Minister of Industry, Mining and Energy
- In office 4 December 1994 – 1 March 1997
- President: Sali Berisha
- Prime Minister: Aleksandër Meksi
- Preceded by: Selim Belortaja
- Succeeded by: Albert Brojka

Deputy Prime Minister of Albania
- In office 18 December 1991 – 13 April 1992
- President: Ramiz Alia
- Prime Minister: Vilson Ahmeti
- Preceded by: Zyhdi Pepa
- Succeeded by: Bashkim Kopliku

Minister of Industry, Energy and Mineral Resources
- In office 18 December 1991 – 13 April 1992
- President: Ramiz Alia
- Prime Minister: Vilson Ahmeti
- Succeeded by: Iljaz Mehmeti

Member of the Albanian Parliament
- In office 1996–1997
- Constituency: Elbasan

Personal details
- Born: 13 March 1943 Elbasan, Albania
- Died: 25 July 2025 (aged 82)
- Party: Democratic Party of Albania

= Abdyl Xhaja =

Albanian politician (1943–2025)

Abdyl Xhaja (13 March 1943 – 25 July 2025) was an Albanian economist and politician who served in several key government roles during the 1990s.

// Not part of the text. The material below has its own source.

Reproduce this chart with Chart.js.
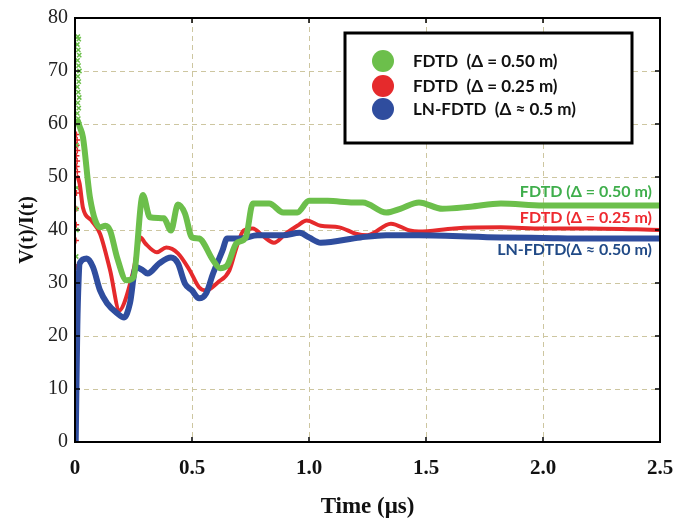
<!DOCTYPE html>
<html>
<head>
<meta charset="utf-8">
<script src="https://cdn.jsdelivr.net/npm/chart.js@4"></script>
<style>
  html, body { margin: 0; padding: 0; background: #fff; }
  #wrap { width: 674px; height: 521px; }
</style>
</head>
<body>
<div id="wrap"><canvas id="c" width="674" height="521"></canvas></div>
<script>
// time axis in microseconds, values are V(t)/I(t)
const xTicks = [0, 0.5, 1.0, 1.5, 2.0, 2.5]
const yTicks = [0, 10, 20, 30, 40, 50, 60, 70, 80]

const timeG = [0.012, 0.02, 0.034, 0.064, 0.107, 0.13, 0.15, 0.18, 0.22, 0.25, 0.29, 0.32, 0.38, 0.41, 0.44, 0.47, 0.50, 0.53, 0.59, 0.62, 0.65, 0.69, 0.73, 0.76, 0.83, 0.89, 0.95, 1.0, 1.08, 1.19, 1.23, 1.33, 1.39, 1.47, 1.57, 1.69, 1.82, 2.0, 2.2, 2.5]
const fdtd050 = [60.5, 59.5, 57.5, 46.1, 40.5, 40.8, 39.9, 34.8, 30.5, 31.1, 46.6, 42.4, 42.2, 39.9, 44.8, 43.1, 38.6, 38.4, 34.3, 32.8, 33.3, 37.5, 38.6, 45, 45, 43.3, 43.3, 45.5, 45.5, 45.2, 45.2, 43.3, 44, 45.2, 44, 44.4, 45, 44.6, 44.6, 44.6]

const timeR = [0.012, 0.02, 0.034, 0.07, 0.107, 0.15, 0.19, 0.21, 0.25, 0.28, 0.30, 0.35, 0.39, 0.44, 0.49, 0.53, 0.56, 0.61, 0.66, 0.69, 0.72, 0.76, 0.80, 0.85, 0.90, 0.95, 0.99, 1.05, 1.13, 1.2, 1.25, 1.35, 1.43, 1.47, 1.62, 1.82, 2.0, 2.2, 2.5]
const fdtd025 = [50, 48.7, 44.2, 41.8, 39.3, 32.4, 24.8, 26.2, 32.4, 38.6, 37.5, 35.8, 36.7, 35.6, 32.4, 29.2, 28.6, 30.1, 32.4, 36.7, 39.9, 40.3, 39, 37.6, 39.3, 40.8, 41.8, 40.8, 40.5, 39.3, 39, 41.2, 39.9, 39.7, 40.3, 40.5, 40.3, 40.3, 40]

const timeB = [0.003, 0.006, 0.01, 0.015, 0.02, 0.05, 0.077, 0.107, 0.137, 0.18, 0.21, 0.235, 0.26, 0.29, 0.31, 0.36, 0.41, 0.44, 0.47, 0.50, 0.53, 0.56, 0.59, 0.63, 0.65, 0.71, 0.78, 0.83, 0.89, 0.96, 1.0, 1.05, 1.22, 1.33, 1.47, 1.82, 2.0, 2.2, 2.5]
const lnfdtd = [0, 10, 22, 30, 33.7, 34.6, 33, 28.6, 26.2, 24.3, 23.5, 26.2, 33, 32.4, 31.8, 33.7, 34.8, 33.7, 29.9, 28.6, 27.1, 28, 31.8, 36.1, 38.4, 38.4, 39, 39, 39, 39.5, 38.6, 37.6, 38.6, 39, 39, 38.6, 38.5, 38.4, 38.4]

// scattered start-up markers hugging the vertical axis
const spikeGt = [0.012, 0.016, 0.01, 0.014, 0.018, 0.011, 0.015, 0.019, 0.012, 0.016, 0.01, 0.014, 0.018, 0.012, 0.016, 0.01, 0.014, 0.018, 0.006, 0.008, 0.005, 0.006, 0.005]
const spikeGv = [76.5, 76, 75, 74, 73, 72, 71, 70, 69, 68, 67, 66, 65, 64, 63, 62, 61, 60, 56, 48, 44, 40, 35]
const spikeRt = [0.006, 0.009, 0.007, 0.01, 0.006, 0.009, 0.007, 0.01, 0.006, 0.004, 0.005, 0.004, 0.005]
const spikeRv = [58, 57, 56, 55, 54, 53, 52, 51, 47, 44, 41, 38, 33]

const legendLabels = ['FDTD  (\u0394 = 0.50 m)', 'FDTD  (\u0394 = 0.25 m)', 'LN-FDTD  (\u0394 \u2248 0.5 m)']
const curveLabels = ['FDTD (\u0394 = 0.50 m)', 'FDTD (\u0394 = 0.25 m)', 'LN-FDTD(\u0394 \u2248 0.50 m)']

const GREEN = '#6cbf4b'
const RED = '#e52a2c'
const BLUE = '#2f4d9e'
const LABEL_COLORS = ['#3fae4c', '#ee2a30', '#214a86']
const GRID = '#cdc6a0'

const pts = (xs, ys) => xs.map((x, i) => ({ x, y: ys[i] }))

function line(data, color, width) {
  return {
    data, showLine: true, borderColor: color, backgroundColor: color, borderWidth: width,
    pointRadius: 0, fill: false, cubicInterpolationMode: 'monotone',
    borderJoinStyle: 'round', borderCapStyle: 'round',
  }
}

// frame, inward ticks, boxed legend and the labels next to the curves
const decorations = {
  id: 'decorations',
  afterDraw(chart) {
    const { ctx, chartArea: a, scales: { x, y } } = chart
    ctx.save()
    ctx.strokeStyle = '#000'
    ctx.lineWidth = 1.5
    xTicks.forEach(v => {
      const px = x.getPixelForValue(v)
      ctx.beginPath()
      ctx.moveTo(px, a.bottom); ctx.lineTo(px, a.bottom - 5)
      ctx.moveTo(px, a.top); ctx.lineTo(px, a.top + 5)
      ctx.stroke()
    })
    yTicks.forEach(v => {
      const py = y.getPixelForValue(v)
      ctx.beginPath()
      ctx.moveTo(a.left, py); ctx.lineTo(a.left + 5, py)
      ctx.moveTo(a.right, py); ctx.lineTo(a.right - 5, py)
      ctx.stroke()
    })
    ctx.lineWidth = 2
    ctx.strokeRect(a.left, a.top, a.right - a.left, a.bottom - a.top)

    // legend box
    ctx.fillStyle = '#fff'
    ctx.fillRect(345, 33, 287, 110)
    ctx.lineWidth = 3
    ctx.strokeRect(345, 33, 287, 110)
    const cols = [GREEN, RED, BLUE]
    const rows = [61, 86, 109]
    ctx.font = 'bold 17px Lato, "Liberation Sans", sans-serif'
    ctx.textBaseline = 'middle'
    ctx.textAlign = 'left'
    rows.forEach((ry, i) => {
      ctx.fillStyle = cols[i]
      ctx.beginPath()
      ctx.arc(383, ry, 11, 0, Math.PI * 2)
      ctx.fill()
      ctx.fillStyle = '#111'
      ctx.fillText(legendLabels[i], 413, ry + 1)
    })

    // curve labels
    ctx.font = 'bold 16px Lato, "Liberation Sans", sans-serif'
    ctx.textAlign = 'right'
    const ly = [192, 218, 250]
    curveLabels.forEach((t, i) => {
      ctx.fillStyle = LABEL_COLORS[i]
      ctx.fillText(t, 652, ly[i])
    })
    ctx.restore()
  },
}

new Chart(document.getElementById('c'), {
  type: 'scatter',
  data: {
    datasets: [
      line(pts(timeG, fdtd050), GREEN, 6),
      line(pts(timeB, lnfdtd), BLUE, 6),
      line(pts(timeR, fdtd025), RED, 4),
      { data: pts(spikeGt, spikeGv), showLine: false, pointStyle: 'crossRot', pointRadius: 3, borderWidth: 1.5, borderColor: GREEN },
      { data: pts(spikeRt, spikeRv), showLine: false, pointStyle: 'cross', pointRadius: 3, borderWidth: 1.5, borderColor: RED },
    ],
  },
  options: {
    responsive: false,
    animation: false,
    layout: { padding: { left: 0, right: 14, top: 18, bottom: 0 } },
    plugins: { legend: { display: false }, tooltip: { enabled: false } },
    scales: {
      x: {
        type: 'linear', min: 0, max: 2.5,
        afterBuildTicks: s => { s.ticks = xTicks.map(v => ({ value: v })) },
        afterFit: s => { s.height = 79; s.paddingLeft = 0; s.paddingRight = 0 },
        grid: { color: GRID, lineWidth: 1, drawTicks: false },
        border: { display: false, dash: [5, 4] },
        ticks: {
          padding: 14, color: '#111', maxRotation: 0,
          font: { family: '"Liberation Serif", "Times New Roman", serif', size: 21, weight: 'bold' },
          callback: v => v === 0 ? '0' : v.toFixed(1),
        },
        title: {
          display: true, text: 'Time (\u03bcs)', color: '#111',
          font: { family: '"Liberation Serif", "Times New Roman", serif', size: 23, weight: 'bold' },
          padding: { top: 0, bottom: 0 },
        },
      },
      y: {
        min: 0, max: 80,
        afterBuildTicks: s => { s.ticks = yTicks.map(v => ({ value: v })) },
        afterFit: s => { s.width = 75; s.paddingTop = 0; s.paddingBottom = 0 },
        grid: { color: GRID, lineWidth: 1, drawTicks: false },
        border: { display: false, dash: [5, 4] },
        ticks: {
          padding: 7, color: '#222',
          font: { family: '"Liberation Serif", "Times New Roman", serif', size: 20 },
        },
        title: {
          display: true, text: 'V(t)/I(t)', color: '#111',
          font: { family: '"Liberation Serif", "Times New Roman", serif', size: 20, weight: 'bold' },
          padding: { top: 16, bottom: 0 },
        },
      },
    },
  },
  plugins: [decorations],
})
</script>
</body>
</html>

He was Minister of Industry, Mining and Energy under Prime Minister Aleksandër Meksi from 1994 to 1997. Earlier, he was Deputy Prime Minister of Albania and Minister of Industry, Energy and Mineral Resources under Prime Minister Vilson Ahmeti from December 1991 to April 1992.

Xhaja was elected as a member of parliament representing Elbasan County from 1996 to 1997 and was a member of the National Council of the Democratic Party of Albania.

Xhaja died on 25 July 2025, aged 82.